Israeli and Lebanese officials say Israeli forces and Lebanon’s Hezbollah movement have increased their artillery and rocket attacks on each other’s targets along their shared border, the latest clash raising fears that the conflict could spread across the Middle East.
Hezbollah said it shot down an Israeli drone near the border with Lebanon early on November 18. Meanwhile, the Israeli military said it intercepted a missile fired at the drone. Hezbollah then fired 25 rockets at towns in northern Israel.

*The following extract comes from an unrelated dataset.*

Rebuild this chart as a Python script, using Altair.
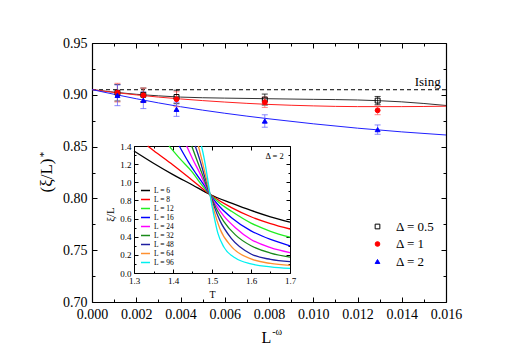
import altair as alt
import pandas as pd

SERIF = "Liberation Serif"

# ---------------- main panel data ----------------
L_omega = [0.00115, 0.00232, 0.00382, 0.00781, 0.01291]
series_names = ["Δ = 0.5", "Δ = 1", "Δ = 2"]
xi_05 = [0.9020, 0.9000, 0.8979, 0.8954, 0.8944]
err_05 = [0.0080, 0.0065, 0.0065, 0.0053, 0.0040]
xi_1 = [0.9021, 0.8995, 0.8957, 0.8928, 0.8850]
err_1 = [0.0090, 0.0070, 0.0072, 0.0050, 0.0042]
xi_2 = [0.8995, 0.8947, 0.8860, 0.8747, 0.8664]
err_2 = [0.0100, 0.0080, 0.0068, 0.0060, 0.0045]

fit_x = [0.000, 0.001, 0.002, 0.003, 0.004, 0.006, 0.008, 0.010, 0.012, 0.014, 0.016]
fit_05 = [0.9050, 0.9025, 0.9005, 0.8990, 0.8978, 0.8968, 0.8962, 0.8956, 0.8950, 0.8932, 0.8897]
fit_1 = [0.9050, 0.9023, 0.8999, 0.8978, 0.8960, 0.8930, 0.8907, 0.8893, 0.8886, 0.8886, 0.8890]
fit_2 = [0.9050, 0.9005, 0.8962, 0.8922, 0.8885, 0.8822, 0.8768, 0.8720, 0.8678, 0.8642, 0.8612]
ising_value = 0.9049

series_stroke = ["#000000", "#ff0000", "#0000ff"]
series_fill = ["transparent", "#ff0000", "#0000ff"]
series_shape = ["square", "circle", "triangle-up"]
fit_colors = ["#333333", "#ff2020", "#2020ff"]
err_colors = ["#000000", "#ff6060", "#6060ff"]

MAJ_X = [0.000, 0.002, 0.004, 0.006, 0.008, 0.010, 0.012, 0.014, 0.016]
MIN_X = [0.001, 0.003, 0.005, 0.007, 0.009, 0.011, 0.013, 0.015]
MAJ_Y = [0.70, 0.75, 0.80, 0.85, 0.90, 0.95]
MIN_Y = [0.725, 0.775, 0.825, 0.875, 0.925]

# ---------------- inset data ----------------
L_labels = ["L = 6", "L = 8", "L = 12", "L = 16", "L = 24", "L = 32", "L = 48", "L = 64", "L = 96"]
L_colors = ["#000000", "#ff0000", "#22ee22", "#0000ff", "#ff00ff", "#1a8a1a", "#1f1fa0", "#ff9030", "#00f0f0"]
T_6 = [1.30, 1.35, 1.40, 1.45, 1.495, 1.55, 1.60, 1.65, 1.70]
V_6 = [1.345, 1.21, 1.085, 0.97, 0.865, 0.77, 0.69, 0.62, 0.56]
T_8 = [1.335, 1.35, 1.40, 1.45, 1.495, 1.55, 1.60, 1.65, 1.70]
V_8 = [1.40, 1.35, 1.19, 1.02, 0.865, 0.72, 0.62, 0.545, 0.485]
T_12 = [1.39, 1.42, 1.45, 1.47, 1.495, 1.52, 1.55, 1.60, 1.65, 1.70]
V_12 = [1.40, 1.25, 1.11, 0.99, 0.865, 0.77, 0.68, 0.55, 0.46, 0.395]
T_16 = [1.416, 1.44, 1.46, 1.48, 1.495, 1.52, 1.55, 1.60, 1.65, 1.70]
V_16 = [1.40, 1.22, 1.09, 0.965, 0.865, 0.73, 0.61, 0.465, 0.37, 0.30]
T_24 = [1.435, 1.45, 1.47, 1.485, 1.495, 1.51, 1.53, 1.56, 1.60, 1.65, 1.70]
V_24 = [1.40, 1.26, 1.09, 0.95, 0.865, 0.75, 0.63, 0.50, 0.37, 0.28, 0.225]
T_32 = [1.448, 1.46, 1.475, 1.487, 1.495, 1.51, 1.53, 1.56, 1.60, 1.65, 1.70]
V_32 = [1.40, 1.26, 1.09, 0.95, 0.865, 0.72, 0.57, 0.42, 0.30, 0.22, 0.175]
T_48 = [1.457, 1.47, 1.48, 1.49, 1.495, 1.505, 1.52, 1.55, 1.60, 1.65, 1.70]
V_48 = [1.40, 1.23, 1.08, 0.94, 0.865, 0.74, 0.58, 0.38, 0.21, 0.15, 0.125]
T_64 = [1.465, 1.475, 1.485, 1.495, 1.505, 1.52, 1.55, 1.60, 1.65, 1.70]
V_64 = [1.40, 1.23, 1.05, 0.865, 0.69, 0.49, 0.29, 0.155, 0.105, 0.085]
T_96 = [1.473, 1.48, 1.488, 1.495, 1.505, 1.515, 1.53, 1.56, 1.60, 1.65, 1.70]
V_96 = [1.40, 1.26, 1.06, 0.865, 0.63, 0.44, 0.29, 0.165, 0.10, 0.068, 0.05]
inset_T = [T_6, T_8, T_12, T_16, T_24, T_32, T_48, T_64, T_96]
inset_V = [V_6, V_8, V_12, V_16, V_24, V_32, V_48, V_64, V_96]

IMAJ_X = [1.3, 1.4, 1.5, 1.6, 1.7]
IMIN_X = [1.35, 1.45, 1.55, 1.65]
IMAJ_Y = [0.0, 0.2, 0.4, 0.6, 0.8, 1.0, 1.2, 1.4]
IMIN_Y = [0.1, 0.3, 0.5, 0.7, 0.9, 1.1, 1.3]

# ---------------- tables ----------------
rows = []
for name, ys, es in zip(series_names, [xi_05, xi_1, xi_2], [err_05, err_1, err_2]):
    for x, y, e in zip(L_omega, ys, es):
        rows.append({"x": x, "y": y, "lo": y - e, "hi": y + e, "series": name})
pts = pd.DataFrame(rows)

frows = []
for name, ys in zip(series_names, [fit_05, fit_1, fit_2]):
    for x, y in zip(fit_x, ys):
        frows.append({"x": x, "y": y, "series": name})
fits = pd.DataFrame(frows)

ising_df = pd.DataFrame({"y": [ising_value], "x": [0.01576], "t": ["Ising"]})

irows = []
for lab, ts, vs in zip(L_labels, inset_T, inset_V):
    for t, v in zip(ts, vs):
        irows.append({"T": t, "v": v, "L": lab})
inset_df = pd.DataFrame(irows)
inset_note = pd.DataFrame({"T": [1.684], "v": [1.262], "t": ["Δ = 2"]})

W, H = 354, 259
XS = alt.Scale(domain=[0, 0.016], nice=False, zero=False)
YS = alt.Scale(domain=[0.70, 0.95], nice=False, zero=False)
IX0, IX1, IY0, IY1 = 42, 198, 230, 103
IXS = alt.Scale(domain=[1.3, 1.7], range=[IX0, IX1], nice=False, zero=False)
IYS = alt.Scale(domain=[0.0, 1.4], range=[IY0, IY1], nice=False, zero=False)

SS = alt.Scale(domain=series_names, range=series_stroke)
FS = alt.Scale(domain=series_names, range=series_fill)
SHS = alt.Scale(domain=series_names, range=series_shape)


def ax(**kw):
    base = dict(grid=False, labels=False, ticks=False, domain=False, title=None,
                tickColor="black", domainColor="black", labelColor="black",
                titleColor="black", labelFont=SERIF, titleFont=SERIF,
                labelFlush=False, labelOverlap=False, titleFontWeight="normal",
                tickWidth=1)
    base.update(kw)
    return alt.Axis(**base)


LEG = alt.Legend(orient="none", legendX=279, legendY=177, title=None,
                 labelFont=SERIF, labelFontSize=13, labelColor="black",
                 symbolSize=22, symbolStrokeWidth=1, rowPadding=3.5,
                 labelOffset=12, padding=0)

ising_rule = alt.Chart(ising_df).mark_rule(strokeDash=[4, 3], color="black", strokeWidth=1).encode(
    y=alt.Y("y:Q", scale=YS, axis=None))
ising_text = alt.Chart(ising_df).mark_text(font=SERIF, fontSize=13, align="right",
                                           baseline="alphabetic", dy=-3.5, color="black").encode(
    x=alt.X("x:Q", scale=XS, axis=None), y=alt.Y("y:Q", scale=YS, axis=None), text="t:N")

series_layers = []
for name, fc, ec in zip(series_names, fit_colors, err_colors):
    series_layers.append(
        alt.Chart(fits).transform_filter(alt.datum.series == name)
        .mark_line(strokeWidth=1, interpolate="monotone", color=fc)
        .encode(x=alt.X("x:Q", scale=XS, axis=None), y=alt.Y("y:Q", scale=YS, axis=None)))
for name, fc, ec in zip(series_names, fit_colors, err_colors):
    series_layers.append(
        alt.Chart(pts).transform_filter(alt.datum.series == name)
        .mark_rule(strokeWidth=1, opacity=0.75, color=ec)
        .encode(x=alt.X("x:Q", scale=XS, axis=None), y=alt.Y("lo:Q", scale=YS, axis=None), y2="hi:Q"))
    series_layers.append(
        alt.Chart(pts).transform_filter(alt.datum.series == name)
        .transform_fold(["lo", "hi"], as_=["k", "v"])
        .mark_rule(strokeWidth=1, opacity=0.75, color=ec, xOffset=-3, x2Offset=3)
        .encode(x=alt.X("x:Q", scale=XS, axis=None), x2="x:Q", y=alt.Y("v:Q", scale=YS, axis=None)))

points = alt.Chart(pts).mark_point(filled=True, opacity=1, size=24, strokeWidth=1).encode(
    x=alt.X("x:Q", scale=XS, axis=None), y=alt.Y("y:Q", scale=YS, axis=None),
    stroke=alt.Stroke("series:N", scale=SS, legend=LEG),
    fill=alt.Fill("series:N", scale=FS, legend=LEG),
    shape=alt.Shape("series:N", scale=SHS, legend=LEG))

ax_df = pd.DataFrame({"ax": [0.008], "ay": [0.80]})
iax_df = pd.DataFrame({"ax": [1.5], "ay": [0.7]})


def axis_layer(df, xs, ys, xa, ya):
    return alt.Chart(df).mark_point(opacity=0).encode(
        x=alt.X("ax:Q", scale=xs, axis=xa), y=alt.Y("ay:Q", scale=ys, axis=ya))


main_axes = [
    axis_layer(ax_df, XS, YS,
               ax(orient="bottom", values=MAJ_X, format=".3f", labels=True, domain=True,
                  domainWidth=1.2, tickSize=0, labelFontSize=14, labelPadding=5,
                  title="L", titleFontSize=16, titleX=174, titleY=40,
                  titleAlign="center", titleBaseline="alphabetic"),
               ax(orient="left", values=MAJ_Y, format=".2f", labels=True, domain=True,
                  domainWidth=1.2, tickSize=0, labelFontSize=14, labelPadding=5,
                  title="(ξ/L)", titleFontSize=17, titleAngle=270, titleX=-37, titleY=132,
                  titleAlign="center", titleBaseline="bottom")),
    axis_layer(ax_df, XS, YS,
               ax(orient="top", offset=-H, values=MAJ_X, ticks=True, tickSize=5),
               ax(orient="right", offset=-W, values=MAJ_Y, ticks=True, tickSize=5)),
    axis_layer(ax_df, XS, YS,
               ax(orient="top", offset=-H, values=MIN_X, ticks=True, tickSize=3,
                  title="-ω", titleFontSize=10, titleX=179.7, titleY=32,
                  titleAlign="left", titleBaseline="alphabetic"),
               ax(orient="right", offset=-W, values=MIN_Y, ticks=True, tickSize=3,
                  title="*", titleFontSize=11, titleAngle=270, titleX=-44, titleY=111,
                  titleAlign="center", titleBaseline="bottom")),
    axis_layer(ax_df, XS, YS,
               ax(orient="bottom", offset=-H, values=MAJ_X, ticks=True, tickSize=5,
                  domain=True, domainWidth=1.2),
               ax(orient="left", offset=-W, values=MAJ_Y, ticks=True, tickSize=5,
                  domain=True, domainWidth=1.2)),
    axis_layer(ax_df, XS, YS,
               ax(orient="bottom", offset=-H, values=MIN_X, ticks=True, tickSize=3),
               ax(orient="left", offset=-W, values=MIN_Y, ticks=True, tickSize=3)),
]

main = alt.layer(ising_rule, *series_layers, points, ising_text,
                 *main_axes).resolve_axis(x="independent", y="independent")

# ---------------- inset ----------------
ILEG = alt.Legend(orient="none", legendX=48, legendY=142, title=None,
                  symbolType="stroke", symbolSize=81, symbolStrokeWidth=1.5,
                  labelFont=SERIF, labelFontSize=7.5, labelColor="black",
                  labelOffset=3, rowPadding=0, padding=0)

inset_lines = alt.Chart(inset_df).mark_line(strokeWidth=1.3, interpolate="monotone").encode(
    x=alt.X("T:Q", scale=IXS, axis=None), y=alt.Y("v:Q", scale=IYS, axis=None),
    color=alt.Color("L:N", scale=alt.Scale(domain=L_labels, range=L_colors), legend=ILEG))
inset_text = alt.Chart(inset_note).mark_text(font=SERIF, fontSize=8.5, align="right",
                                             baseline="alphabetic", color="black").encode(
    x=alt.X("T:Q", scale=IXS, axis=None), y=alt.Y("v:Q", scale=IYS, axis=None), text="t:N")

inset_axes = [
    axis_layer(iax_df, IXS, IYS,
               ax(orient="bottom", offset=IY0 - H, values=IMAJ_X, format=".1f", labels=True,
                  domain=True, tickSize=0, labelFontSize=9, labelPadding=3,
                  title="T", titleFontSize=10, titlePadding=4),
               ax(orient="left", offset=-IX0, values=IMAJ_Y, format=".1f", labels=True,
                  domain=True, tickSize=0, labelFontSize=9, labelPadding=3,
                  title="ξ/L", titleFontSize=11, titleAngle=270, titleX=-19, titleY=171,
                  titleAlign="center", titleBaseline="bottom")),
    axis_layer(iax_df, IXS, IYS,
               ax(orient="top", offset=-IY0, values=IMAJ_X, ticks=True, tickSize=4),
               ax(orient="right", offset=IX0 - W, values=IMAJ_Y, ticks=True, tickSize=4)),
    axis_layer(iax_df, IXS, IYS,
               ax(orient="top", offset=-IY0, values=IMIN_X, ticks=True, tickSize=2),
               ax(orient="right", offset=IX0 - W, values=IMIN_Y, ticks=True, tickSize=2)),
    axis_layer(iax_df, IXS, IYS,
               ax(orient="bottom", offset=IY1 - H, values=IMAJ_X, ticks=True, tickSize=4,
                  domain=True),
               ax(orient="left", offset=-IX1, values=IMAJ_Y, ticks=True, tickSize=4,
                  domain=True)),
    axis_layer(iax_df, IXS, IYS,
               ax(orient="bottom", offset=IY1 - H, values=IMIN_X, ticks=True, tickSize=2),
               ax(orient="left", offset=-IX1, values=IMIN_Y, ticks=True, tickSize=2)),
]

inset = alt.layer(inset_lines, inset_text, *inset_axes).resolve_axis(x="independent", y="independent")

chart = alt.layer(main, inset).resolve_scale(
    x="independent", y="independent"
).properties(
    width=W, height=H,
    padding={"left": 84, "top": 35, "right": 40, "bottom": 45},
    autosize=alt.AutoSizeParams(type="none"),
).configure_axis(grid=False).configure_view(stroke=None).configure(background="white")

chart.save("out.html", embed_options={"renderer": "svg", "actions": False})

Lebanese officials also said Israel had struck a building in an industrial zone near the town of Nabatieh, claiming it was one of the deepest airstrikes into Lebanese territory since the Hamas-Israel conflict erupted on October 7. The Israeli military has not commented on the information.
Lebanon's official news agency said an Israeli drone fired two missiles at an aluminum plant on the road between Toul and Kfour. The source said the airstrike set the facility on fire, but did not say whether there were any casualties. The plant is about 15 kilometers from the border with Israel.
The Lebanese news agency stressed that this was the first airstrike on the Nabatieh region, in the south of the country, since the conflict between Israel and the Hezbollah movement occurred in 2006.
The Lebanon-Israel border has seen daily gunfire since October 7. According to AFP, at least 90 people have been killed in Lebanon in border fighting since last month, most of them Hezbollah fighters and at least 10 civilians. On the Israeli side, six soldiers and three civilians have been killed. This is the bloodiest violence since the conflict between Hezbollah and Israel in 2006.